Au bord de la falaise, laisser tomber la pluie comme on laisserait tomber, simplement. Demeure le jour quand elle tombe aussi vers la nuit. Et dans cette chute générale des choses et des pensées, des sentiments, trouver quand même la force de se relever ?
Jour où on pense comme on rêve : il y a des siècles, on espérait de toutes ses forces sans doute atteindre un tel jour, et nous sommes là pour seulement dire : ce n’est que cela. Demeure sur la falaise, tant que la pluie tombe. Et le reste aussi. Il faudrait nommer le reste, avec les mots de la colère, de la peine, de la terrible peine d’en être encore ici, ce monde bâti contre ceux qui l’habitent, pour ceux qui le détruisent. Seule demeure ici la succession féroce des jours et des nuits comme un roi renverse un autre pris dans le piège de son pouvoir.
Il était dans un trou et il attendait.
On lui jetait des pierres et il les mangeait.
Il demeurait ainsi le jour, la nuit
À distance des jours et des nuits : c’est la position qu’il faudrait prendre, comme on dit dans les livres de stratégie militaire (je n’ai jamais lu de livre de stratégie militaire) — prendre la position à équidistance de la colère et de la joie, de la peine et de la consolation, non pour l’équilibre et la modération, mais pour être capable d’éprouver pleinement l’une et l’autre, la colère au nom de la joie, et la consolation pour la peine. Être ce qui n’est ni de l’un ni de l’autre, mais ce qui passe vers tout ce qui ne passera jamais.
J’aurai cherché tous ces jours ce qui pourrait lier le sentiment de l’histoire à ce qui pourrait lui résister : dans les complots minuscules sur l’écran, les mots sont à distance des choses, je le savais.

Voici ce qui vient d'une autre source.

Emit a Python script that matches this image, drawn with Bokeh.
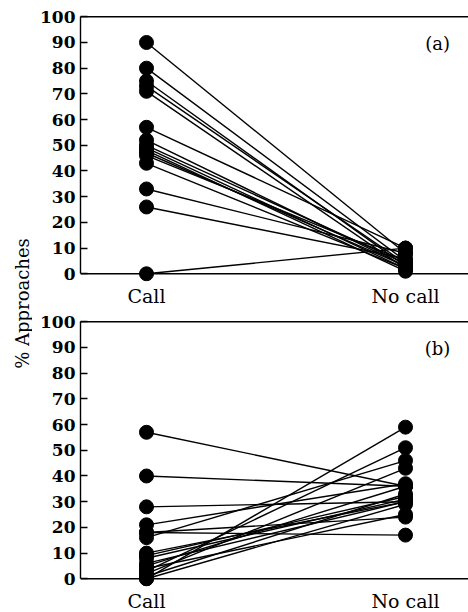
import math
from bokeh.plotting import figure
from bokeh.models import Range1d, FixedTicker, Span, Label
from bokeh.layouts import row, column
from bokeh.embed import file_html
from bokeh.resources import INLINE

# ---------------- data ----------------
categories = ["Call", "No call"]
y_ticks = [0, 10, 20, 30, 40, 50, 60, 70, 80, 90, 100]
y_label = "% Approaches"
panel_tags = ["(a)", "(b)"]

# panel (a): % approaches, one pair per subject
a_call = [90, 80, 75, 73, 71, 57, 52, 50, 49, 48, 47, 46, 43, 33, 26, 0]
a_nocall = [8, 5, 3, 4, 2, 10, 3, 4, 2, 1, 3, 5, 2, 8, 6, 10]

# panel (b)
b_call = [57, 40, 28, 21, 18, 18, 16, 10, 9, 8, 6, 5, 4, 3, 2, 1, 0, 0]
b_nocall = [36, 36, 30, 37, 17, 24, 46, 30, 32, 31, 30, 36, 25, 51, 43, 33, 59, 29]

FONT = "DejaVu Serif"


def panel(call, nocall, tag, top_border, bottom_border):
    p = figure(frame_width=388, frame_height=266,
               min_border_left=48, min_border_right=0,
               min_border_top=top_border, min_border_bottom=bottom_border,
               x_range=Range1d(-0.2548, 1.2432), y_range=Range1d(-3, 100.5),
               output_backend="svg", toolbar_location=None)
    p.outline_line_color = None
    p.grid.visible = False
    p.background_fill_color = "white"
    p.border_fill_color = "white"

    # x axis (categories)
    xa = p.xaxis[0]
    xa.ticker = FixedTicker(ticks=list(range(len(categories))))
    xa.major_label_overrides = {i: c for i, c in enumerate(categories)}
    xa.axis_line_color = None
    xa.major_tick_line_color = None
    xa.minor_tick_line_color = None
    xa.major_tick_out = 0
    xa.major_label_standoff = 3
    xa.major_label_text_font = FONT
    xa.major_label_text_font_size = "19px"
    xa.major_label_text_color = "black"

    # y axis
    ya = p.yaxis[0]
    ya.ticker = FixedTicker(ticks=y_ticks)
    ya.bounds = (y_ticks[0], y_ticks[-1])
    ya.axis_line_color = "black"
    ya.axis_line_width = 1.4
    ya.major_tick_line_color = "black"
    ya.major_tick_line_width = 1.4
    ya.major_tick_in = 7
    ya.major_tick_out = 0
    ya.minor_tick_line_color = None
    ya.major_label_standoff = 5
    ya.major_label_text_font = FONT
    ya.major_label_text_font_style = "bold"
    ya.major_label_text_font_size = "17px"
    ya.major_label_text_color = "black"

    # baseline and top border
    p.add_layout(Span(location=y_ticks[0], dimension="width",
                      line_color="black", line_width=1.4))
    p.add_layout(Span(location=y_ticks[-1], dimension="width",
                      line_color="black", line_width=1.4))

    n = len(call)
    xs = [[0, 1] for _ in range(n)]
    ys = [[c, nc] for c, nc in zip(call, nocall)]
    p.multi_line(xs=xs, ys=ys, line_color="black", line_width=1.4)
    p.scatter(x=[0] * n + [1] * n, y=list(call) + list(nocall),
              size=14, fill_color="black", line_color="black")

    p.add_layout(Label(x=1.1236, y=89.5, text=tag, text_font=FONT,
                       text_font_size="18px", text_align="center",
                       text_baseline="middle", text_color="black"))
    return p


pa = panel(a_call, a_nocall, panel_tags[0], 15, 29)
pb = panel(b_call, b_nocall, panel_tags[1], 10, 26)

lab = figure(width=32, height=612, x_range=Range1d(0, 32), y_range=Range1d(0, 612),
             min_border=0, min_border_left=0, min_border_right=0,
             min_border_top=0, min_border_bottom=0,
             x_axis_location=None, y_axis_location=None,
             output_backend="svg", toolbar_location=None)
lab.outline_line_color = None
lab.grid.visible = False
lab.add_layout(Label(x=22, y=309, text=y_label, angle=math.pi / 2,
                     text_font=FONT, text_font_size="18px",
                     text_align="center", text_baseline="middle",
                     text_color="black"))

layout = row(lab, column(pa, pb))

open("out.html", "w").write(file_html(layout, INLINE))
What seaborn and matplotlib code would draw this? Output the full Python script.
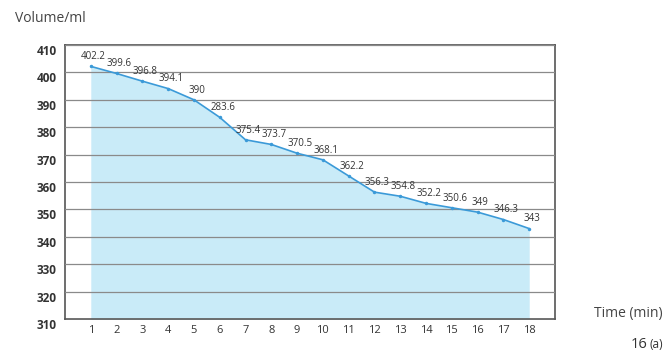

Le 1er janvier, je décide d’écrire chaque jour : déjà tant de promesses perdues.
Ce qui est sûr : ces pages du Journal que je dépose ici, ne forment un journal que pour une raison : je les écris sans raison ni projet, et sans relire, sans reprendre, sans savoir ce qu’au premier mot je dirai, que s’y dépose peut-être le jour, mais un désir féroce de contrer la tentation du bilan, pour nommer seulement le moment où j’écris, onze heures cinquante-huit ce dimanche, et tant pis pour toutes les autres minutes.
Demeure : ce matin, la lecture d’un texte inconnu de Michaux ; cette nuit, des rêves bizarres où tout le monde silencieux était au courant d’un secret que je portais — et que j’ignorais —, et quant à dire hier : la mélancolie de la colère, toute la journée ce sentiment : que le monde aura lieu plus tard, mais qu’y travailler aujourd’hui justifie chaque seconde d’autrefois, et de demain.
Qu’en regard de tout cela, je ne dis pas l’essentiel : un regard bleu posé sur chaque chose comme des vagues qui seraient chaque fois plus neuves, et le secret d’en partager le miracle.
plus que la vie d’un buffle
plus qu’un cèdre
plus que les psaumes qui chantent les cèdres abattus
il attendait toujours diminuant, jusqu’à n’être plus que l’ombre [1] de lui-même.